== Task data ==

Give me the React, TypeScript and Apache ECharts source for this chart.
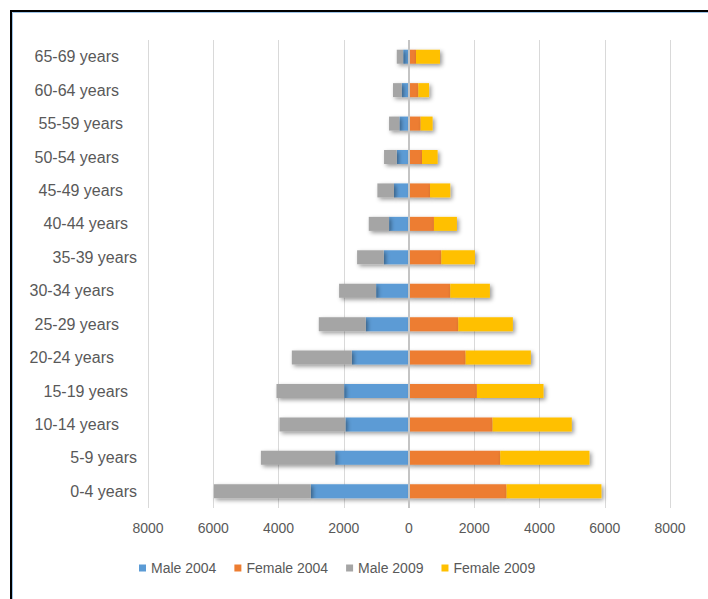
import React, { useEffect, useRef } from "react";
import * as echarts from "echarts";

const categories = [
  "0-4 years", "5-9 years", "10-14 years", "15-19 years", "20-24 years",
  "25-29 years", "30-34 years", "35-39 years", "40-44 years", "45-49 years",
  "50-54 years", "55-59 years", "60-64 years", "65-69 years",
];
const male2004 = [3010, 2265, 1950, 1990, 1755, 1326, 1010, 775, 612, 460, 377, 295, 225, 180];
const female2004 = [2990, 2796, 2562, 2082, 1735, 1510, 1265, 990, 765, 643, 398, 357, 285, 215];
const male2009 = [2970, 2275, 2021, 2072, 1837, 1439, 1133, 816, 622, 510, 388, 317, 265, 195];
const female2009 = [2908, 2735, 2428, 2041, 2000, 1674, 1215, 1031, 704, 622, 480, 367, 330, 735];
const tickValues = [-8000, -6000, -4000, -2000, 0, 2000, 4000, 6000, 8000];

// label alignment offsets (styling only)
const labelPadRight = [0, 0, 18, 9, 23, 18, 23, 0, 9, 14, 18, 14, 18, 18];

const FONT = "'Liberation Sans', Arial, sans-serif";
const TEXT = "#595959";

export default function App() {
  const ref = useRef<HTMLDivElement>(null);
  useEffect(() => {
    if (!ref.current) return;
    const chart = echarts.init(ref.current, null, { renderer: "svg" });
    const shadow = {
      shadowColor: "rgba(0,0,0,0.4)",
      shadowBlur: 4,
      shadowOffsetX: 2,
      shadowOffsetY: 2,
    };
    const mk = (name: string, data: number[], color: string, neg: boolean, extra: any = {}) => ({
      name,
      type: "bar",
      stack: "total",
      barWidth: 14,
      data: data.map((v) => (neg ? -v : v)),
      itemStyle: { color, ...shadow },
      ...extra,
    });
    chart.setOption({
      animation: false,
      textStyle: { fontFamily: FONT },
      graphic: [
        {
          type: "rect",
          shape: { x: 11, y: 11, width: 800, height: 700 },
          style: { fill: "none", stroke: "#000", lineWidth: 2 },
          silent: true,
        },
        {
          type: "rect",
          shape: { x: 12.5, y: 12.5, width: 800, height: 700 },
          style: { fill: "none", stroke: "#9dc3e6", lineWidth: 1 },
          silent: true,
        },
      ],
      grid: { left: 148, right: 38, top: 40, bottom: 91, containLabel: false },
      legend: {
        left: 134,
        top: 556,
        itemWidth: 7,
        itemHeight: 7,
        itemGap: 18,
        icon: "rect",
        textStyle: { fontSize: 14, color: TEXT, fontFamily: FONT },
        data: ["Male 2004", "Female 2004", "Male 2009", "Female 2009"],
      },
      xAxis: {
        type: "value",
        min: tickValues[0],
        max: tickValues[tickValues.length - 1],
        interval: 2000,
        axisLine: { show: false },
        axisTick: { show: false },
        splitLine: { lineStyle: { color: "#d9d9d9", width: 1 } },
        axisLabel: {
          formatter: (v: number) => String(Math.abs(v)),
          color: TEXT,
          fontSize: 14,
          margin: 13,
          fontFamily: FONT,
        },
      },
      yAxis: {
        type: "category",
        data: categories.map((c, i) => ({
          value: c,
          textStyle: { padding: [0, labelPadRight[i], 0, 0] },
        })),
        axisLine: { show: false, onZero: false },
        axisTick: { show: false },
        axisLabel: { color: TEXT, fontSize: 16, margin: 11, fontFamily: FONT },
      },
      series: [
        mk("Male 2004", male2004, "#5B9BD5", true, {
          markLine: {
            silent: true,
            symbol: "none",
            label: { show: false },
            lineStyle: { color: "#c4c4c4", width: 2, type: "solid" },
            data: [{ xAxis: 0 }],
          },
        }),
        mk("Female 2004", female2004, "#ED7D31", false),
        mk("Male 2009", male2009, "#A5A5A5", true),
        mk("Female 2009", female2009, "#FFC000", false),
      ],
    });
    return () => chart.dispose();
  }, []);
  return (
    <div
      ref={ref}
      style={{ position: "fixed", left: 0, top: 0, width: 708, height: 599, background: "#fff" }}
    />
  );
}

===
== Task data ==

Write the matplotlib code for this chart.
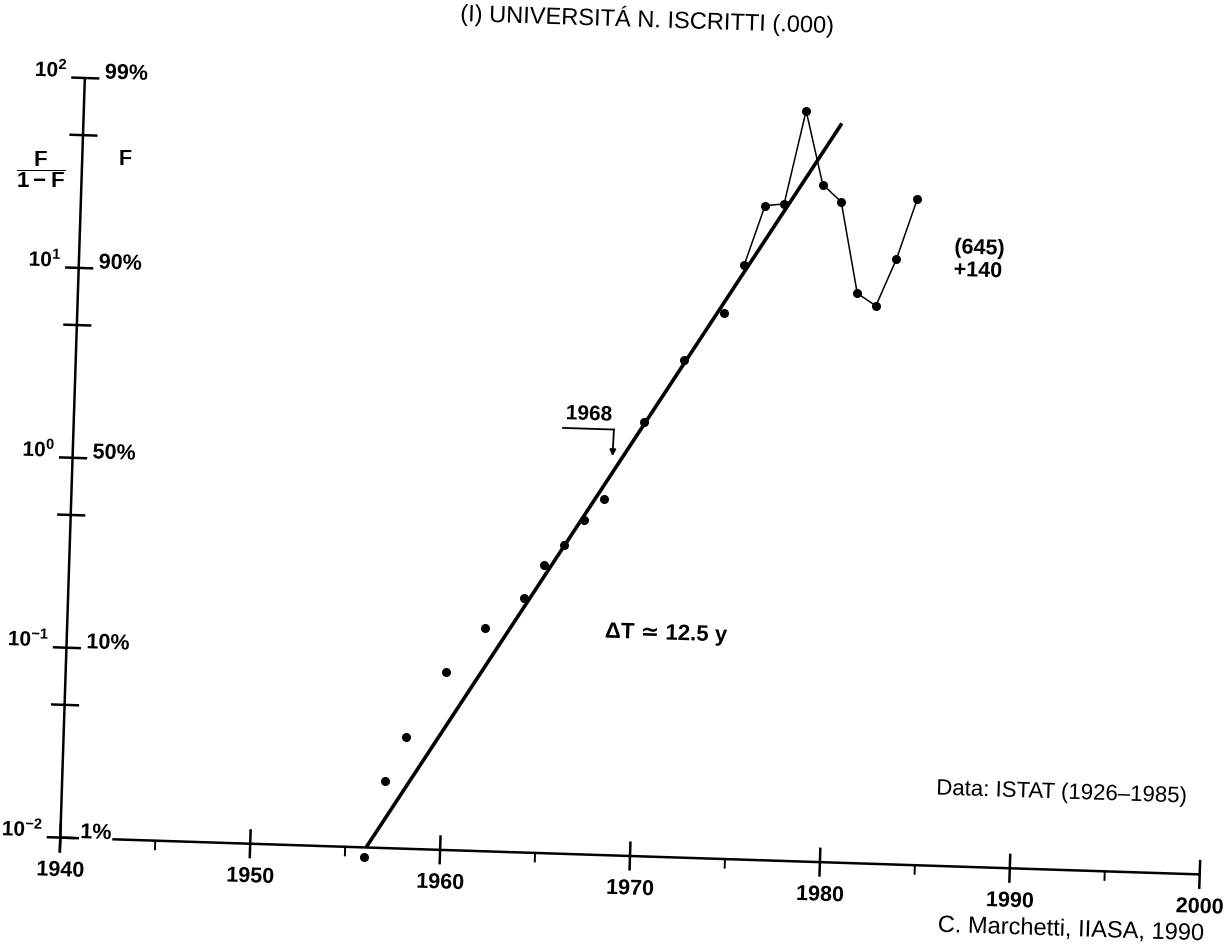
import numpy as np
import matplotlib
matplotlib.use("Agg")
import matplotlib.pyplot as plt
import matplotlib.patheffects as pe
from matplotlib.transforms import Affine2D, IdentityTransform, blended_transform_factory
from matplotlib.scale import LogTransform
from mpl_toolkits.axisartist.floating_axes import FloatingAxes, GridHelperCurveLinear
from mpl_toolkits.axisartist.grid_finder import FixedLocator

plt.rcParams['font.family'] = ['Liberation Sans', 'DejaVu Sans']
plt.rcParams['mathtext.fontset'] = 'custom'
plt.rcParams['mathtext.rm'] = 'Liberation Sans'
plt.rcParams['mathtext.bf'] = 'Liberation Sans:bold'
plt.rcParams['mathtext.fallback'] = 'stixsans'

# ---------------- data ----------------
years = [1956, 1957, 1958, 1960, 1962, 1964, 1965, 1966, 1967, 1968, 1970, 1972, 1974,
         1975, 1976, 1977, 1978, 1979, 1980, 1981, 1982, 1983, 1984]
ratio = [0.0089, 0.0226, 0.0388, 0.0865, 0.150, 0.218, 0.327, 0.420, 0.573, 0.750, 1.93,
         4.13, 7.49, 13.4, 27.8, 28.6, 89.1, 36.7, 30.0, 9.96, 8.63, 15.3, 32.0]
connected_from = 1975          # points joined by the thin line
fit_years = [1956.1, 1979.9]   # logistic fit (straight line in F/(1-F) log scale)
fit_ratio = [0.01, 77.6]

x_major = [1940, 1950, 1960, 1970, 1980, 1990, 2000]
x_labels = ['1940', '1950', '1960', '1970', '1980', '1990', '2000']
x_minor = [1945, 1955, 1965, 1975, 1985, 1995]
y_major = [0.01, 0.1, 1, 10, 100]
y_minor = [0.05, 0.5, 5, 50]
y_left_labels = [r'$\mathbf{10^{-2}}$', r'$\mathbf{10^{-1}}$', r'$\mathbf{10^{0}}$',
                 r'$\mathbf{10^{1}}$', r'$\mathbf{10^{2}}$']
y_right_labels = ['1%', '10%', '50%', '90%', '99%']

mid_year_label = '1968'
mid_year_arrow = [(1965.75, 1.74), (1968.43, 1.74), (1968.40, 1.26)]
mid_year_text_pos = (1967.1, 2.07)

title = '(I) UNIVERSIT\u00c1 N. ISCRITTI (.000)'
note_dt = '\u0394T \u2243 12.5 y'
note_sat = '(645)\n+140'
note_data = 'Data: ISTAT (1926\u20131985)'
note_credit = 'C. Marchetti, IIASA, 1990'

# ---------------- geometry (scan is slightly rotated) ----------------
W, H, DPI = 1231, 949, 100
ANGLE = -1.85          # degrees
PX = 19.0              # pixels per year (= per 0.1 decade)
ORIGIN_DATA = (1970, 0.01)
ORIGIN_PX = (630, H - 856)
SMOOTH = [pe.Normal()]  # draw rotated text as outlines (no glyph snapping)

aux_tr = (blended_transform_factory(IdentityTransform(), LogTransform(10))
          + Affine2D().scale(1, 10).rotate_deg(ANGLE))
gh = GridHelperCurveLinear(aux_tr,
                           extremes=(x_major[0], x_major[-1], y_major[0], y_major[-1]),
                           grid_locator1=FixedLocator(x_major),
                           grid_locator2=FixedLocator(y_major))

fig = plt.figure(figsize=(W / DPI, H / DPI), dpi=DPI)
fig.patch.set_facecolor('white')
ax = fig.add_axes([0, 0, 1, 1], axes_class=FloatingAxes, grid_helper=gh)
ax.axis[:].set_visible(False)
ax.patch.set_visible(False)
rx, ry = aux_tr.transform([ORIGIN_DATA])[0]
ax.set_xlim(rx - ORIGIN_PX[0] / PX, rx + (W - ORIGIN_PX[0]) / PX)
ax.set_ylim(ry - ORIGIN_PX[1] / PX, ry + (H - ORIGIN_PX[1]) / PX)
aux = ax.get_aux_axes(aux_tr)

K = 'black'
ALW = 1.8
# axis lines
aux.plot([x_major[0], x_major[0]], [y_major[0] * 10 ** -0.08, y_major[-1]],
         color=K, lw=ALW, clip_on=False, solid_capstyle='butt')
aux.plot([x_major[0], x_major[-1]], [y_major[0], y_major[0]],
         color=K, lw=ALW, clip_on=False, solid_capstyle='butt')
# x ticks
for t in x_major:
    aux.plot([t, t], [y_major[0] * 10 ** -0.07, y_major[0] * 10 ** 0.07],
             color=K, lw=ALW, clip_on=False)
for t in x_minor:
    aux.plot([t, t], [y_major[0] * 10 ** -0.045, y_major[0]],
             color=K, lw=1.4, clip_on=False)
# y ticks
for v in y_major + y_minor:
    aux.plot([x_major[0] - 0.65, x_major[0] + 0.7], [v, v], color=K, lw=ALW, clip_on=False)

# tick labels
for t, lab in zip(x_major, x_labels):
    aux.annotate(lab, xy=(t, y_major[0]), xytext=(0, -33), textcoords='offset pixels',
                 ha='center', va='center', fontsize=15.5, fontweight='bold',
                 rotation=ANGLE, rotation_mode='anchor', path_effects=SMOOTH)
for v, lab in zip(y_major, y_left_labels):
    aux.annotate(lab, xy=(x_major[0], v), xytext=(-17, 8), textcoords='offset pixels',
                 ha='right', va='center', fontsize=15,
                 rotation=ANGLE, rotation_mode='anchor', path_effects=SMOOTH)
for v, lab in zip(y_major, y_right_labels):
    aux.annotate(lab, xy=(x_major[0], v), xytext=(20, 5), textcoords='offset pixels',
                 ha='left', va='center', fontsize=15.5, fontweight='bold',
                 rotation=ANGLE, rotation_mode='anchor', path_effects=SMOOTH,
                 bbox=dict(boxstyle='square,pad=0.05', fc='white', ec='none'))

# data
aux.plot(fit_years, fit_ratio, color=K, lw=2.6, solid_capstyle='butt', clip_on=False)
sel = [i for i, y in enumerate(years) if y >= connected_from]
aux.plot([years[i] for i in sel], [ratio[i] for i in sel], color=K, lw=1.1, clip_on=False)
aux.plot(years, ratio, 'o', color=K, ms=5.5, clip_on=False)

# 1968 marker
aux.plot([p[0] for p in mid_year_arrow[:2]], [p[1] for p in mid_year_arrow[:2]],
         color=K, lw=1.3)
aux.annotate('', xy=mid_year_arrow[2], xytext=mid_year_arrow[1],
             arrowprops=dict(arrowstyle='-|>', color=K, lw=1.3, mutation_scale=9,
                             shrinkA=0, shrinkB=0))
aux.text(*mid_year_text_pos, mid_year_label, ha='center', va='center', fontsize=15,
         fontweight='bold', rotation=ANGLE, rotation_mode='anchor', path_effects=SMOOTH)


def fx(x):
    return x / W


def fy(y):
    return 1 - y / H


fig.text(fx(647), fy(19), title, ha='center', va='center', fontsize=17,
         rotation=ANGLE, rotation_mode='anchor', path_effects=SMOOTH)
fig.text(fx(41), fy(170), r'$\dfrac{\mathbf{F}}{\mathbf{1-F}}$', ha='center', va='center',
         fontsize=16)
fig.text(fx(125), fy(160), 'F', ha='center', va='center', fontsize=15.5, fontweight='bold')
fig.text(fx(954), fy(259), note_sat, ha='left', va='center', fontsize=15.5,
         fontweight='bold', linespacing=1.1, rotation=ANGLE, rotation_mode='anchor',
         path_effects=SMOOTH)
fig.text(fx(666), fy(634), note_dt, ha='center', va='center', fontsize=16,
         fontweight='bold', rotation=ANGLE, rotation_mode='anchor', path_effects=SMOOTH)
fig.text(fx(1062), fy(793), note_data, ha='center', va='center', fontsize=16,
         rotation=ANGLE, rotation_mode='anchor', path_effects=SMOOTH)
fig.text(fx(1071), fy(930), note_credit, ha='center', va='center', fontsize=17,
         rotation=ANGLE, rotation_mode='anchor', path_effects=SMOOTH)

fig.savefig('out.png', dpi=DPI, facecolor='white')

===

> [Problem details]:
From the line containing "Write the matplotlib code for this chart." to the line containing "plt.rcParams['mathtext.fallback'] = 'stixsans'", both lines included, give the text again exactly, without any pictures.

> [Response to the task]:
Write the matplotlib code for this chart.
import numpy as np
import matplotlib
matplotlib.use("Agg")
import matplotlib.pyplot as plt
import matplotlib.patheffects as pe
from matplotlib.transforms import Affine2D, IdentityTransform, blended_transform_factory
from matplotlib.scale import LogTransform
from mpl_toolkits.axisartist.floating_axes import FloatingAxes, GridHelperCurveLinear
from mpl_toolkits.axisartist.grid_finder import FixedLocator

plt.rcParams['font.family'] = ['Liberation Sans', 'DejaVu Sans']
plt.rcParams['mathtext.fontset'] = 'custom'
plt.rcParams['mathtext.rm'] = 'Liberation Sans'
plt.rcParams['mathtext.bf'] = 'Liberation Sans:bold'
plt.rcParams['mathtext.fallback'] = 'stixsans'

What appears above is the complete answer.